1. A system and method of searching comprising the following steps:

creating a network semantic model;

adding additional information to the model from text sources; and

performing semantic-space search operations on said model;

2. A system and method of searching comprising the following steps:

creating a network semantic model;

training the model with initial information;

adding additional information to the model from text sources; and

performing semantic-space search operations on said model;

3. A system and method of searching comprising the following steps:

creating a network semantic model;

adding additional information to the model from text sources;

accepting search requests, compiling said search request into a semantic-map; and

performing semantic-space search operation on said model using said compiled search requests;

4. A system and method of searching comprising the following steps:

creating a network semantic model;

training the model with initial information;

adding additional information to the model from text sources;

accepting search requests, compiling said search request into a semantic-map; and

performing semantic-space search operations on said model using said compiled search requests;

5. A method for improving search engines by:

training said search engine with controlled information; and

using a reliability ranking system.

6. A system and method of searching comprising the following:

a semantic model;

a method for retrieving information from a given information space (such as the internet);

a method for converting said information into semantic-form;

a method for accepting search requests;

a method for converting said search requests into semantic-form; and

a method for comparing the semantic form of the search requests to the semantic-model and returning matching information in order of relevance.

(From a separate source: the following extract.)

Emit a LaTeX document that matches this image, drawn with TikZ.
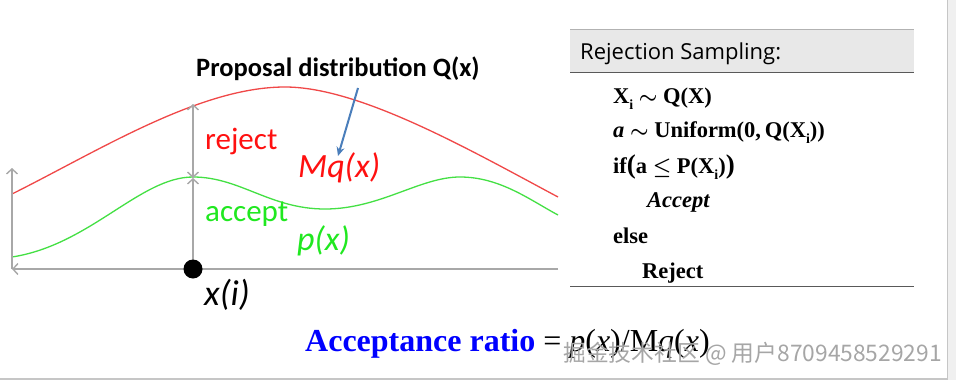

7. A System and method of searching comprising the following:

a semantic model;

a training phase using reliable information;

a method for retrieving information from a given information space (such as the internet);

a method for converting said information into semantic-form;

a method for accepting search requests;

a method for converting said search requests into semantic-form; and

a method for comparing the semantic form of the search requests to the semantic-model and returning matching information in order of relevance.